= EXERCISE AIM =
Your task is to retype the lines from the opening of the material through the line that includes "var yTitel = 'Euro pro Einwohner';". Do not copy the pictures.

= DATASET SECTION =
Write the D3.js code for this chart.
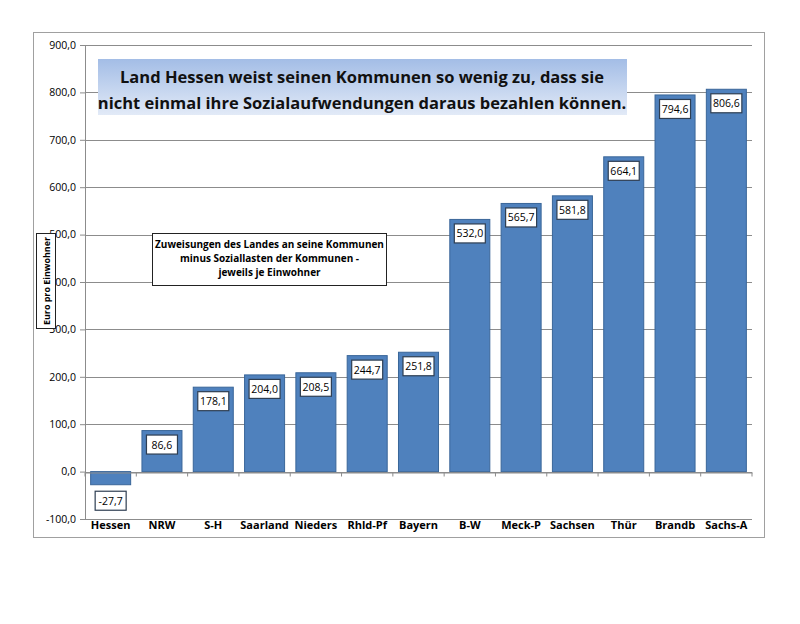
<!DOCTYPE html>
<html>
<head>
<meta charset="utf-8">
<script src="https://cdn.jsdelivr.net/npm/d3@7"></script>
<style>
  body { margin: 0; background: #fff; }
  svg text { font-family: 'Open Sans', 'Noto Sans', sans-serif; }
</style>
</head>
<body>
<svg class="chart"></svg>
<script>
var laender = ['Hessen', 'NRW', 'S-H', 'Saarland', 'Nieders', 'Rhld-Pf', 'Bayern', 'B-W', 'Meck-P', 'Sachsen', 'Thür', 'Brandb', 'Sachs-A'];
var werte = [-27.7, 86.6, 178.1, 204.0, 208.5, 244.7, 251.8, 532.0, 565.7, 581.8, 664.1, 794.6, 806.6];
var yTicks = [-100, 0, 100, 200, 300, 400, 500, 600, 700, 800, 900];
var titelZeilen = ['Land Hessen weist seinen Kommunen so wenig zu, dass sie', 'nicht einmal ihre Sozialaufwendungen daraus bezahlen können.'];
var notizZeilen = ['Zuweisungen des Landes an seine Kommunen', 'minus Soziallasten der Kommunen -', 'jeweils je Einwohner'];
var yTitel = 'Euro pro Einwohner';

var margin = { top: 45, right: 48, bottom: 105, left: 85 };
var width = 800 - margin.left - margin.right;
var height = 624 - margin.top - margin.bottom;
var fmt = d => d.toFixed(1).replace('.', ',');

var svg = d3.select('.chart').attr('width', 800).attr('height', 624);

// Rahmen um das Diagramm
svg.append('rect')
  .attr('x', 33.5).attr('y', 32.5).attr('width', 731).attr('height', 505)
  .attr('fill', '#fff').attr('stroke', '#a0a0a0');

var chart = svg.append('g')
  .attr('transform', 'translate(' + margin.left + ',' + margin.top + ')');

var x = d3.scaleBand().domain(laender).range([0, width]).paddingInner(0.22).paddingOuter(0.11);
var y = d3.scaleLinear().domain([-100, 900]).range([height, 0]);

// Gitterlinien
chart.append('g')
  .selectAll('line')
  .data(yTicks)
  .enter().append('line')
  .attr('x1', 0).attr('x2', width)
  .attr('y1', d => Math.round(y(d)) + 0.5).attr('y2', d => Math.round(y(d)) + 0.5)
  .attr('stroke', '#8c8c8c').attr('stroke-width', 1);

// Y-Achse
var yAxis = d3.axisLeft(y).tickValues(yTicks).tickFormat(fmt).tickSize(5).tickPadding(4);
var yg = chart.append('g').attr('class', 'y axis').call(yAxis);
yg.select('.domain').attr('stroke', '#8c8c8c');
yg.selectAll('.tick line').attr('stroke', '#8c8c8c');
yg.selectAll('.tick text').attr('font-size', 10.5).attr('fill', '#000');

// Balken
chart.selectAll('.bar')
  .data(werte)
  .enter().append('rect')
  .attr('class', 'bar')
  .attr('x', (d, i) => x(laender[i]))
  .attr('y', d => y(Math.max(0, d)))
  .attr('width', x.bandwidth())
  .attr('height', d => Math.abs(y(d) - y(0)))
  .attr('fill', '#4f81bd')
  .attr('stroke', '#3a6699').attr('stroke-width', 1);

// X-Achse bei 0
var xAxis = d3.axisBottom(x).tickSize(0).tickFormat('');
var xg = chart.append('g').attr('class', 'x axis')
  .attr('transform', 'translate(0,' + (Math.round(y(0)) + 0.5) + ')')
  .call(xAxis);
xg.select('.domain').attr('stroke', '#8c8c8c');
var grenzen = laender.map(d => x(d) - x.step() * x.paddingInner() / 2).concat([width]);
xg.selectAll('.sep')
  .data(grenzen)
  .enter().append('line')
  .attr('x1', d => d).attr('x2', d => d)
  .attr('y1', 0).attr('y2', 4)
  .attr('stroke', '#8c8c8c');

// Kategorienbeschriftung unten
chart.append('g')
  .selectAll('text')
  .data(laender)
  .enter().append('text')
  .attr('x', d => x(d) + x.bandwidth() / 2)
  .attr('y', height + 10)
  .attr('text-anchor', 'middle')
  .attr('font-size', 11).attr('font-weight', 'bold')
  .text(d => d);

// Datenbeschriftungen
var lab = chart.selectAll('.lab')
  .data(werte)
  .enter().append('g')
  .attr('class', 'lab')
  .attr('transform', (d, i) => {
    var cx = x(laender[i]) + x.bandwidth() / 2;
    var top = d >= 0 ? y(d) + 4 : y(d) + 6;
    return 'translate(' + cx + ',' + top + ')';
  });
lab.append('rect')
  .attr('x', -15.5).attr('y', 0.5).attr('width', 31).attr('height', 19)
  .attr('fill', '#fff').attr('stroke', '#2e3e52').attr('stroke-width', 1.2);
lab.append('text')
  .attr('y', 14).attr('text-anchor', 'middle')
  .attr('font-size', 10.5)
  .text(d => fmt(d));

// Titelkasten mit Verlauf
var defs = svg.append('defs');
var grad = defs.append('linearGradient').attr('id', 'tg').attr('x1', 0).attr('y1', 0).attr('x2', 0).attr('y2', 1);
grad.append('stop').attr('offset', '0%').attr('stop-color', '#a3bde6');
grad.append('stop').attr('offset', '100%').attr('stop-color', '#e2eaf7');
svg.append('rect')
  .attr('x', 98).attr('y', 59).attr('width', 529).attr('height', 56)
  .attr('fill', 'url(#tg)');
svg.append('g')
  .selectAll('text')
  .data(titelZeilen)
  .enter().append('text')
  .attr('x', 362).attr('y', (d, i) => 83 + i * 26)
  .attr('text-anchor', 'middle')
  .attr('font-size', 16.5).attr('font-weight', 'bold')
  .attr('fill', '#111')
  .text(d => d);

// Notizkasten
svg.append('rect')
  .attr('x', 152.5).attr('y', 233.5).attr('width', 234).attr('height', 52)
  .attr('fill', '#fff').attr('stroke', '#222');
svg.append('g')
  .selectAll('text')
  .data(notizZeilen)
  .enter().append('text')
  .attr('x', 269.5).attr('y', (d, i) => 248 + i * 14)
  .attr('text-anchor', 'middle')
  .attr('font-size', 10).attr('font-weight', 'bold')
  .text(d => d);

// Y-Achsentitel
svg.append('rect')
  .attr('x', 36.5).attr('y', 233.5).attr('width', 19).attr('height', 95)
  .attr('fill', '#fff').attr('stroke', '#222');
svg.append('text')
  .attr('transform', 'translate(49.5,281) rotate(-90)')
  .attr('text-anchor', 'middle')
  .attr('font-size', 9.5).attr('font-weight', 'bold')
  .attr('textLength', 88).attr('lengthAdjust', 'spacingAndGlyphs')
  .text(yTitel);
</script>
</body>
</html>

= RESPONSE TO THE TASK =
Write the D3.js code for this chart.
<!DOCTYPE html>
<html>
<head>
<meta charset="utf-8">
<script src="https://cdn.jsdelivr.net/npm/d3@7"></script>
<style>
  body { margin: 0; background: #fff; }
  svg text { font-family: 'Open Sans', 'Noto Sans', sans-serif; }
</style>
</head>
<body>
<svg class="chart"></svg>
<script>
var laender = ['Hessen', 'NRW', 'S-H', 'Saarland', 'Nieders', 'Rhld-Pf', 'Bayern', 'B-W', 'Meck-P', 'Sachsen', 'Thür', 'Brandb', 'Sachs-A'];
var werte = [-27.7, 86.6, 178.1, 204.0, 208.5, 244.7, 251.8, 532.0, 565.7, 581.8, 664.1, 794.6, 806.6];
var yTicks = [-100, 0, 100, 200, 300, 400, 500, 600, 700, 800, 900];
var titelZeilen = ['Land Hessen weist seinen Kommunen so wenig zu, dass sie', 'nicht einmal ihre Sozialaufwendungen daraus bezahlen können.'];
var notizZeilen = ['Zuweisungen des Landes an seine Kommunen', 'minus Soziallasten der Kommunen -', 'jeweils je Einwohner'];
var yTitel = 'Euro pro Einwohner';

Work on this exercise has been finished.